• **Task brief**:
Set the listing down again exactly, please, apart from its pictures.

• **Given entries**:
□ □ □ □ □ □ □

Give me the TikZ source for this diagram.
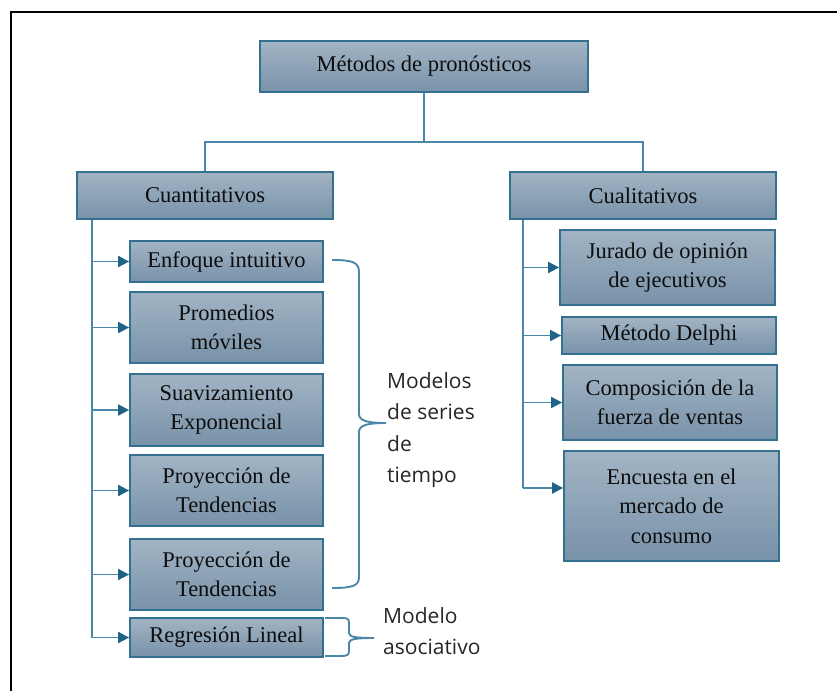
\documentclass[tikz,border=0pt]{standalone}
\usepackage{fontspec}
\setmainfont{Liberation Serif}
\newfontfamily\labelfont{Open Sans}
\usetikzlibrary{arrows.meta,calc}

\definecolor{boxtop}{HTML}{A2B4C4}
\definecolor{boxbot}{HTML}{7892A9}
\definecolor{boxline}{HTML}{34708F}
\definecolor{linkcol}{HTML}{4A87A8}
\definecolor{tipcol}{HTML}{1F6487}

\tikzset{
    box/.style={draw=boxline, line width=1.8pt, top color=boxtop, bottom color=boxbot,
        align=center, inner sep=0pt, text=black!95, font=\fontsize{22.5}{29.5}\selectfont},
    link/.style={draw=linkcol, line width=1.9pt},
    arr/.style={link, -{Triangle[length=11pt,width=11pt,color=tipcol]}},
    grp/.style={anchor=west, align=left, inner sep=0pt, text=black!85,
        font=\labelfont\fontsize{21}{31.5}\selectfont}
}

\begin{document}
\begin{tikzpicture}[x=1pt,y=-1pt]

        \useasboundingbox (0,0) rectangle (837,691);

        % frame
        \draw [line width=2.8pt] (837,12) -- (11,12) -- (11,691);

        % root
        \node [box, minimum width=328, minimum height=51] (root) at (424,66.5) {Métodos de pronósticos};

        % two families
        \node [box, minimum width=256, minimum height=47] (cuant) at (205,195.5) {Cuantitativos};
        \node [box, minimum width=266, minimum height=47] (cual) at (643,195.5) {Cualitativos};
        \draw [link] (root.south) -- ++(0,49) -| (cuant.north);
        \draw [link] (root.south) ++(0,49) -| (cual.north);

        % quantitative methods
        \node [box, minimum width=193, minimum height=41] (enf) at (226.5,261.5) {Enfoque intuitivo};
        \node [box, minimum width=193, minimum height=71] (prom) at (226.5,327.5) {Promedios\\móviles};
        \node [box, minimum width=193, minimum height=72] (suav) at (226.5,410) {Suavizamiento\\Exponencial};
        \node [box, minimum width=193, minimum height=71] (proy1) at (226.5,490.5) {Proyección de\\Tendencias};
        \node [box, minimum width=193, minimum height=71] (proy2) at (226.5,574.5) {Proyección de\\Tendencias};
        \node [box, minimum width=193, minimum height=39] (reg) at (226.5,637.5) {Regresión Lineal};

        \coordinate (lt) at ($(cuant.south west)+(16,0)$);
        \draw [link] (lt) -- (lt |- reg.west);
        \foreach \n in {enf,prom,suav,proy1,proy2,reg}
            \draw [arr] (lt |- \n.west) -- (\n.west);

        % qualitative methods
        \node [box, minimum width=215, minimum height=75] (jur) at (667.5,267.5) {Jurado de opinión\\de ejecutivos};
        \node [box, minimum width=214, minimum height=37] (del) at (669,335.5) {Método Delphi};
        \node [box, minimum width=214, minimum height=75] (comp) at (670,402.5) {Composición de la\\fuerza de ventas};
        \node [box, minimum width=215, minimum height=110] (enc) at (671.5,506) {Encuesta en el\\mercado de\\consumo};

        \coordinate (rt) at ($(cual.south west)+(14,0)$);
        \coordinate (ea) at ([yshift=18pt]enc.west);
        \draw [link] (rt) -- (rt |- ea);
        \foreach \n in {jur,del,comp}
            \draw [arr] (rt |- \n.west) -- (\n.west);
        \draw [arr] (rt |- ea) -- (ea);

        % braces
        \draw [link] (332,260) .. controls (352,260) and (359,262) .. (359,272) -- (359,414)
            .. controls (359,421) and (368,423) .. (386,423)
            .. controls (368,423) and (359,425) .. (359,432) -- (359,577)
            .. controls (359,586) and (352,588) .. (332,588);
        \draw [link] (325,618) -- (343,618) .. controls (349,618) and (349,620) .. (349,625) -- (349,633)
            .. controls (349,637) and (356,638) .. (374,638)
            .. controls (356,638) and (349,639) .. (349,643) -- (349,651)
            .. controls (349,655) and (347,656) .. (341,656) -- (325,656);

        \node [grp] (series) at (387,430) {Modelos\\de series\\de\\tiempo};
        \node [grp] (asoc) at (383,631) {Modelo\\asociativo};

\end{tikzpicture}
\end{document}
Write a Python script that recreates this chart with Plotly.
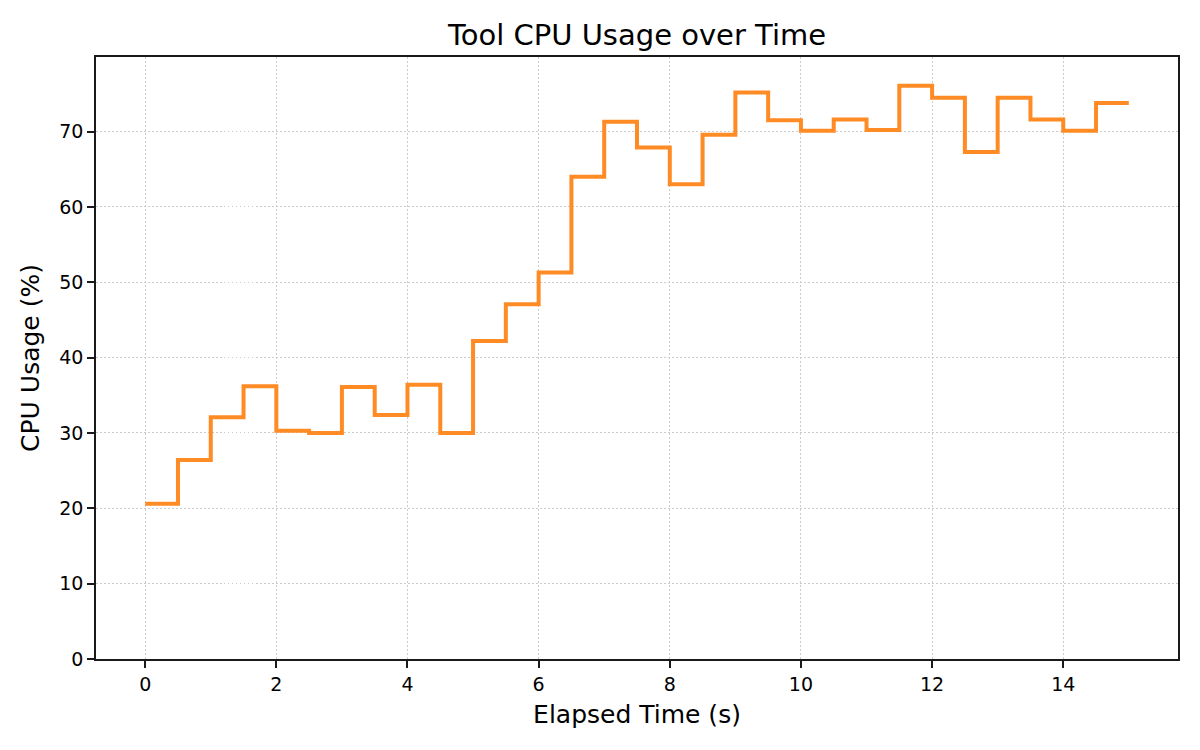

□ □ □ □ □ □ □

• **The result**:
Give me the TikZ source for this diagram.
\documentclass[tikz,border=0pt]{standalone}
\usepackage{fontspec}
\setmainfont{Liberation Serif}
\newfontfamily\labelfont{Open Sans}
\usetikzlibrary{arrows.meta,calc}

\definecolor{boxtop}{HTML}{A2B4C4}
\definecolor{boxbot}{HTML}{7892A9}
\definecolor{boxline}{HTML}{34708F}
\definecolor{linkcol}{HTML}{4A87A8}
\definecolor{tipcol}{HTML}{1F6487}

\tikzset{
    box/.style={draw=boxline, line width=1.8pt, top color=boxtop, bottom color=boxbot,
        align=center, inner sep=0pt, text=black!95, font=\fontsize{22.5}{29.5}\selectfont},
    link/.style={draw=linkcol, line width=1.9pt},
    arr/.style={link, -{Triangle[length=11pt,width=11pt,color=tipcol]}},
    grp/.style={anchor=west, align=left, inner sep=0pt, text=black!85,
        font=\labelfont\fontsize{21}{31.5}\selectfont}
}

\begin{document}
\begin{tikzpicture}[x=1pt,y=-1pt]

        \useasboundingbox (0,0) rectangle (837,691);

        % frame
        \draw [line width=2.8pt] (837,12) -- (11,12) -- (11,691);

        % root
        \node [box, minimum width=328, minimum height=51] (root) at (424,66.5) {Métodos de pronósticos};

        % two families
        \node [box, minimum width=256, minimum height=47] (cuant) at (205,195.5) {Cuantitativos};
        \node [box, minimum width=266, minimum height=47] (cual) at (643,195.5) {Cualitativos};
        \draw [link] (root.south) -- ++(0,49) -| (cuant.north);
        \draw [link] (root.south) ++(0,49) -| (cual.north);

        % quantitative methods
        \node [box, minimum width=193, minimum height=41] (enf) at (226.5,261.5) {Enfoque intuitivo};
        \node [box, minimum width=193, minimum height=71] (prom) at (226.5,327.5) {Promedios\\móviles};
        \node [box, minimum width=193, minimum height=72] (suav) at (226.5,410) {Suavizamiento\\Exponencial};
        \node [box, minimum width=193, minimum height=71] (proy1) at (226.5,490.5) {Proyección de\\Tendencias};
        \node [box, minimum width=193, minimum height=71] (proy2) at (226.5,574.5) {Proyección de\\Tendencias};
        \node [box, minimum width=193, minimum height=39] (reg) at (226.5,637.5) {Regresión Lineal};

        \coordinate (lt) at ($(cuant.south west)+(16,0)$);
        \draw [link] (lt) -- (lt |- reg.west);
        \foreach \n in {enf,prom,suav,proy1,proy2,reg}
            \draw [arr] (lt |- \n.west) -- (\n.west);

        % qualitative methods
        \node [box, minimum width=215, minimum height=75] (jur) at (667.5,267.5) {Jurado de opinión\\de ejecutivos};
        \node [box, minimum width=214, minimum height=37] (del) at (669,335.5) {Método Delphi};
        \node [box, minimum width=214, minimum height=75] (comp) at (670,402.5) {Composición de la\\fuerza de ventas};
        \node [box, minimum width=215, minimum height=110] (enc) at (671.5,506) {Encuesta en el\\mercado de\\consumo};

        \coordinate (rt) at ($(cual.south west)+(14,0)$);
        \coordinate (ea) at ([yshift=18pt]enc.west);
        \draw [link] (rt) -- (rt |- ea);
        \foreach \n in {jur,del,comp}
            \draw [arr] (rt |- \n.west) -- (\n.west);
        \draw [arr] (rt |- ea) -- (ea);

        % braces
        \draw [link] (332,260) .. controls (352,260) and (359,262) .. (359,272) -- (359,414)
            .. controls (359,421) and (368,423) .. (386,423)
            .. controls (368,423) and (359,425) .. (359,432) -- (359,577)
            .. controls (359,586) and (352,588) .. (332,588);
        \draw [link] (325,618) -- (343,618) .. controls (349,618) and (349,620) .. (349,625) -- (349,633)
            .. controls (349,637) and (356,638) .. (374,638)
            .. controls (356,638) and (349,639) .. (349,643) -- (349,651)
            .. controls (349,655) and (347,656) .. (341,656) -- (325,656);

        \node [grp] (series) at (387,430) {Modelos\\de series\\de\\tiempo};
        \node [grp] (asoc) at (383,631) {Modelo\\asociativo};

\end{tikzpicture}
\end{document}
Write a Python script that recreates this chart with Plotly.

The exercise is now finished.